● PROBLEM TO WORK ON
Verbatim output of all the material below is required.

--- BEGIN ---

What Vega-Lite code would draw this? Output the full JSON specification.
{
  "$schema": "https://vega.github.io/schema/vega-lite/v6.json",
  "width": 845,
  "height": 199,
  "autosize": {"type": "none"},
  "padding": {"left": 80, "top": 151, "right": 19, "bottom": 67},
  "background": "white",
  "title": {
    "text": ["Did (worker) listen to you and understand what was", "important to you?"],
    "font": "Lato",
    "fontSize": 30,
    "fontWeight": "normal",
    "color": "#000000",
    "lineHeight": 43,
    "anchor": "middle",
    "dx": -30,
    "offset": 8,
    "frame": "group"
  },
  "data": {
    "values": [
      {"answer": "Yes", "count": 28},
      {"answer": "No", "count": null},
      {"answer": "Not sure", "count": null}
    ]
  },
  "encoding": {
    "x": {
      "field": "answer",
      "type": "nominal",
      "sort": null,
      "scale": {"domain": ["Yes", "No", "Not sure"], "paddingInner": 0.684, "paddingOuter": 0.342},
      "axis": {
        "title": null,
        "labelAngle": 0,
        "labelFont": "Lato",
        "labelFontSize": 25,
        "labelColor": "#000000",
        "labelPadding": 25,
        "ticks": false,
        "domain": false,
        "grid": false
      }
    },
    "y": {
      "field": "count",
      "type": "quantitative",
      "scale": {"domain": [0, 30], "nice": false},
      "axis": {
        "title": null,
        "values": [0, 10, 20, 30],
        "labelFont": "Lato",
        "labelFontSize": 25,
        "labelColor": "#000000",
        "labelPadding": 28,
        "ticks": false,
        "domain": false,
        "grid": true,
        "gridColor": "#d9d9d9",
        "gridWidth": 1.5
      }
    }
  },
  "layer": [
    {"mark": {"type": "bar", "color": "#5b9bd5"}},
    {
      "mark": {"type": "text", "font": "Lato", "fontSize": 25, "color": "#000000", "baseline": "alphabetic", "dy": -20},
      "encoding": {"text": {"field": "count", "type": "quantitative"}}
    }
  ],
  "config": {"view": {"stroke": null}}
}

--- END ---

● EXERCISE SOLUTION
What Vega-Lite code would draw this? Output the full JSON specification.
{
  "$schema": "https://vega.github.io/schema/vega-lite/v6.json",
  "width": 845,
  "height": 199,
  "autosize": {"type": "none"},
  "padding": {"left": 80, "top": 151, "right": 19, "bottom": 67},
  "background": "white",
  "title": {
    "text": ["Did (worker) listen to you and understand what was", "important to you?"],
    "font": "Lato",
    "fontSize": 30,
    "fontWeight": "normal",
    "color": "#000000",
    "lineHeight": 43,
    "anchor": "middle",
    "dx": -30,
    "offset": 8,
    "frame": "group"
  },
  "data": {
    "values": [
      {"answer": "Yes", "count": 28},
      {"answer": "No", "count": null},
      {"answer": "Not sure", "count": null}
    ]
  },
  "encoding": {
    "x": {
      "field": "answer",
      "type": "nominal",
      "sort": null,
      "scale": {"domain": ["Yes", "No", "Not sure"], "paddingInner": 0.684, "paddingOuter": 0.342},
      "axis": {
        "title": null,
        "labelAngle": 0,
        "labelFont": "Lato",
        "labelFontSize": 25,
        "labelColor": "#000000",
        "labelPadding": 25,
        "ticks": false,
        "domain": false,
        "grid": false
      }
    },
    "y": {
      "field": "count",
      "type": "quantitative",
      "scale": {"domain": [0, 30], "nice": false},
      "axis": {
        "title": null,
        "values": [0, 10, 20, 30],
        "labelFont": "Lato",
        "labelFontSize": 25,
        "labelColor": "#000000",
        "labelPadding": 28,
        "ticks": false,
        "domain": false,
        "grid": true,
        "gridColor": "#d9d9d9",
        "gridWidth": 1.5
      }
    }
  },
  "layer": [
    {"mark": {"type": "bar", "color": "#5b9bd5"}},
    {
      "mark": {"type": "text", "font": "Lato", "fontSize": 25, "color": "#000000", "baseline": "alphabetic", "dy": -20},
      "encoding": {"text": {"field": "count", "type": "quantitative"}}
    }
  ],
  "config": {"view": {"stroke": null}}
}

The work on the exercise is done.